▶ [INSTRUCTIONS TO FOLLOW]:
Search the material below for the word "React" and copy every line in which it occurs.

*-*-*

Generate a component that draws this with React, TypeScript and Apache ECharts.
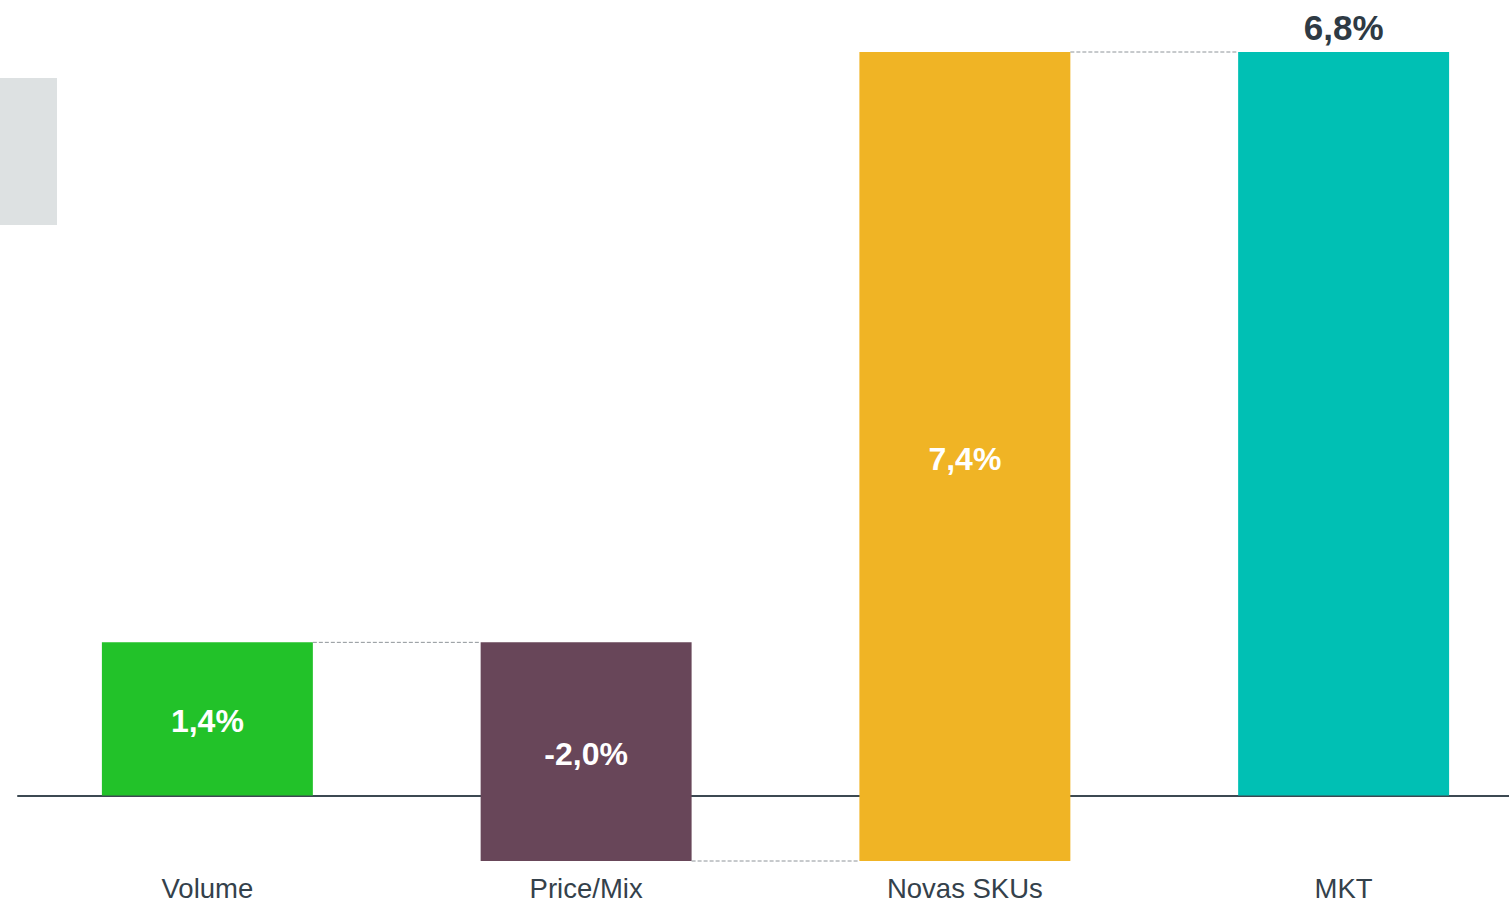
import React, { useEffect, useRef } from "react";
import * as echarts from "echarts";

const categories = ["Volume", "Price/Mix", "Novas SKUs", "MKT"];
const deltas = [1.4, -2.0, 7.4, 6.8];
const isTotal = [false, false, false, true];
const barColors = ["#22C229", "#684659", "#F0B425", "#00C0B4"];

const FONT = "'Liberation Sans', Arial, Helvetica, sans-serif";

function fmt(v: number) {
  return v.toFixed(1).replace(".", ",") + "%";
}

export default function App() {
  const ref = useRef<HTMLDivElement>(null);
  useEffect(() => {
    if (!ref.current) return;
    const chart = echarts.init(ref.current, null, { renderer: "svg" });

    // build waterfall ranges
    const rows: any[] = [];
    let run = 0;
    deltas.forEach((d, i) => {
      let start: number, end: number;
      if (isTotal[i]) {
        start = 0;
        end = d;
        run = d;
      } else {
        start = run;
        end = run + d;
        run = end;
      }
      rows.push([i, start, end, d]);
    });

    const widthRatio = 0.557;

    chart.setOption({
      animation: false,
      backgroundColor: "#ffffff",
      grid: {
        left: 18,
        width: 1515,
        top: 52,
        height: 809,
        containLabel: false,
        outerBoundsMode: "none",
      },
      xAxis: {
        type: "category",
        data: categories,
        axisLine: { onZero: true, lineStyle: { color: "#3C4952", width: 2 } },
        axisTick: { show: false },
        axisLabel: {
          margin: 14,
          fontSize: 27.5,
          lineHeight: 26,
          color: "#34414B",
          fontFamily: FONT,
        },
      },
      yAxis: {
        type: "value",
        min: -0.6,
        max: 6.8,
        show: false,
        splitLine: { show: false },
      },
      graphic: [
        {
          type: "rect",
          shape: { x: 0, y: 78, width: 57, height: 147 },
          style: { fill: "#DDE1E2" },
        },
      ],
      series: [
        {
          type: "custom",
          clip: false,
          encode: { x: 0, y: [1, 2] },
          data: rows,
          renderItem: (params: any, api: any) => {
            const idx = api.value(0);
            const start = api.value(1);
            const end = api.value(2);
            const d = api.value(3);
            const top = api.coord([idx, Math.max(start, end)]);
            const bot = api.coord([idx, Math.min(start, end)]);
            const bandW = api.size([1, 0])[0];
            const w = bandW * widthRatio;
            const x = top[0] - w / 2;
            const children: any[] = [
              {
                type: "rect",
                shape: { x, y: top[1], width: w, height: bot[1] - top[1] },
                style: { fill: barColors[idx] },
              },
            ];
            if (isTotal[idx]) {
              children.push({
                type: "text",
                x: top[0],
                y: top[1] - 7,
                style: {
                  text: fmt(d),
                  align: "center",
                  verticalAlign: "bottom",
                  fill: "#2E3A44",
                  fontSize: 35,
                  fontWeight: "bold",
                  fontFamily: FONT,
                },
              });
            } else {
              children.push({
                type: "text",
                x: top[0],
                y: (top[1] + bot[1]) / 2 + 2,
                style: {
                  text: fmt(d),
                  align: "center",
                  verticalAlign: "middle",
                  fill: "#FFFFFF",
                  fontSize: 32,
                  fontWeight: "bold",
                  fontFamily: FONT,
                },
              });
            }
            if (idx < rows.length - 1) {
              const yEnd = api.coord([idx, end])[1];
              children.push({
                type: "line",
                shape: {
                  x1: x + w,
                  y1: yEnd,
                  x2: top[0] + bandW - w / 2,
                  y2: yEnd,
                },
                style: { stroke: "#8E9499", lineWidth: 1, lineDash: [4, 2] },
              });
            }
            return { type: "group", children };
          },
        },
      ],
    });
    return () => chart.dispose();
  }, []);

  return (
    <div
      ref={ref}
      style={{ position: "absolute", left: 0, top: 0, width: 1509, height: 902 }}
    />
  );
}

*-*-*

▶ [EXPECTED ANSWER]:
Generate a component that draws this with React, TypeScript and Apache ECharts.
import React, { useEffect, useRef } from "react";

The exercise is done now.